HONG KONG — On the eve of a host of planned general rate increases, Asia-North Europe spot rates tumbled 8.2 percent this week, shedding most of the sharp gains made since mid-January, according to the latest reading of the Shanghai Containerised Freight Index (SCFI),reports JOC.
The spot rate fell to $1,153 per 20-foot container, dropping $103 to a level 28 percent lower than during the same week last year.
Several carriers have new general rates increases (GRIs) and peak season surcharges in the pipeline as they prepare for the Chinese New Year rush. January and early February this year is the peak period for shippers importing products for the Easter and early summer sales.
Evergreen will implement a GRI of $400 per TEU effective Feb. 1 along with Hanjin, which will also increase rates at the start of the month via a peak season surcharge of $300. Hamburg Sud will implement a peak season surcharge of $300 per TEU from Feb. 2, while Maersk will push through a GRI of $400 per TEU on Feb. 1.
The Asia-Mediterranean spot rates were basically flat, falling $33 to $1,427 per TEU, although that price is 12.6 percent lower than during the same week last year, the SCFI stated.

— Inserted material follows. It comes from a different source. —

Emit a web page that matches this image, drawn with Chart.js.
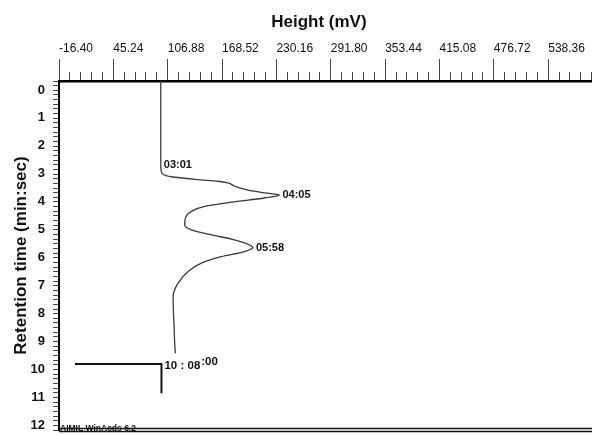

Spot rates on the Asia-U.S. West Coast continued to fall after member carriers of the Transpacific Stabilisation Agreement (TSA) attempted to impose GRIs of $600 per 40-foot container on Jan. 15. The rate lost $84 to $1,979 per FEU, a drop of 4 percent.
Like the carriers on the Asia-Europe trade, the TSA lines also plan to levy a Chinese New Year GRI. It will again be $600 per FEU and will be imposed on Feb. 6, applying to all origins and destinations. According to the TSA, the Feb. 6 increase is intended to ensure that carrier costs are adequately recovered coming out of the slower winter season.
“This is a very challenging operating environment for transpacific container lines,” said TSA executive administrator Brian Conrad, “and it is critical to maintaining service levels that they not leave money on the table during the Lunar New Year period.”
There is no sign of an end to the port chaos that has plagued the U.S. West Coast for months, with indications that the situation is actually worsening. The Marine Exchange of Southern California reported Jan. 28 that 17 container ships were at anchor and awaiting berths in Los Angeles-Long Beach. Oakland reported that five container ships waiting at anchor, and Tacoma reported six at anchor.
According to Paris-based consultancy Alphaliner, vessels have been thrown off schedule by as much as three weeks, forcing carriers to add 36 additional ships to their trans-Pacific rotations to the West Coast. Furthermore, some carriers are running “extra-loaders” on all-water services to the East Coast. These unscheduled, single-voyage vessels carry cargo that would otherwise have moved through the West Coast.
Ports in Canada and on the Eastern Seaboard are beneficiaries of the West Coast waterfront mess, and although the SCFI reading shows spot rates falling by 1.3 percent to $4,683 per FEU on the Asia-U.S. East Coast trade this week, the throughput numbers are all heading in the other direction.
While container volume at Los Angeles-Long Beach declined 1 percent in December compared to December 2013, the East Coast gateways and Canada’s Prince Rupert reported double-digit growth.